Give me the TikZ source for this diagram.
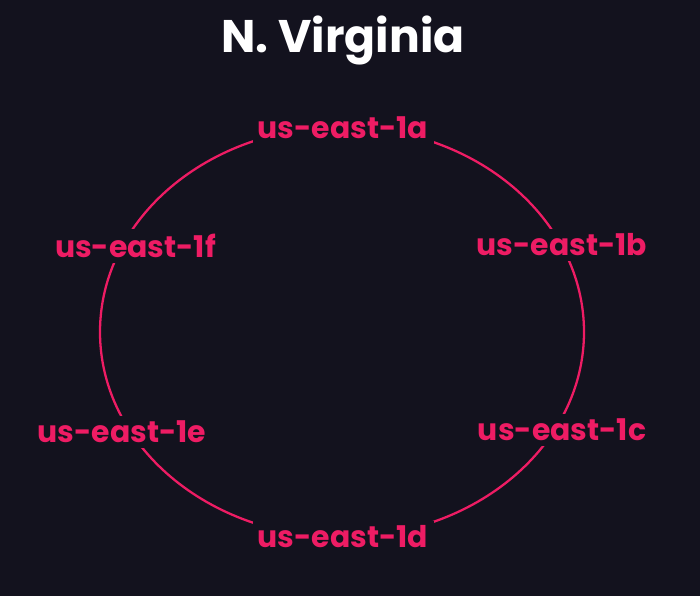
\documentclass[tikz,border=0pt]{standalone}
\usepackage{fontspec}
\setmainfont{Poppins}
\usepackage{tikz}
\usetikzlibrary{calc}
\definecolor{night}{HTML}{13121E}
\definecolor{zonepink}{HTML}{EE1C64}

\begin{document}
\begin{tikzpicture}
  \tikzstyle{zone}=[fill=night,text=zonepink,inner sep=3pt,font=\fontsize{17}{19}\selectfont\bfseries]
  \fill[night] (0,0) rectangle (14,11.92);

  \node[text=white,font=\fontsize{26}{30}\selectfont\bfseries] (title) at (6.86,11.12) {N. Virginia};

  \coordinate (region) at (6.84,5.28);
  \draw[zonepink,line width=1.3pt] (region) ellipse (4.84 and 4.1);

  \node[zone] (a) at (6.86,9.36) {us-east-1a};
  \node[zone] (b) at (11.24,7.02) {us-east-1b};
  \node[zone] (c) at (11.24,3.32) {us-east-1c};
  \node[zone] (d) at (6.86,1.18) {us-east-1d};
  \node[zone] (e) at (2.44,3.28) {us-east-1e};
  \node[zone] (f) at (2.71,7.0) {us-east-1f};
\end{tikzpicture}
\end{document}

__Work to do__
Reproduce the material above verbatim; omit every picture.

__Task response__
Give me the TikZ source for this diagram.
\documentclass[tikz,border=0pt]{standalone}
\usepackage{fontspec}
\setmainfont{Poppins}
\usepackage{tikz}
\usetikzlibrary{calc}
\definecolor{night}{HTML}{13121E}
\definecolor{zonepink}{HTML}{EE1C64}

\begin{document}
\begin{tikzpicture}
  \tikzstyle{zone}=[fill=night,text=zonepink,inner sep=3pt,font=\fontsize{17}{19}\selectfont\bfseries]
  \fill[night] (0,0) rectangle (14,11.92);

  \node[text=white,font=\fontsize{26}{30}\selectfont\bfseries] (title) at (6.86,11.12) {N. Virginia};

  \coordinate (region) at (6.84,5.28);
  \draw[zonepink,line width=1.3pt] (region) ellipse (4.84 and 4.1);

  \node[zone] (a) at (6.86,9.36) {us-east-1a};
  \node[zone] (b) at (11.24,7.02) {us-east-1b};
  \node[zone] (c) at (11.24,3.32) {us-east-1c};
  \node[zone] (d) at (6.86,1.18) {us-east-1d};
  \node[zone] (e) at (2.44,3.28) {us-east-1e};
  \node[zone] (f) at (2.71,7.0) {us-east-1f};
\end{tikzpicture}
\end{document}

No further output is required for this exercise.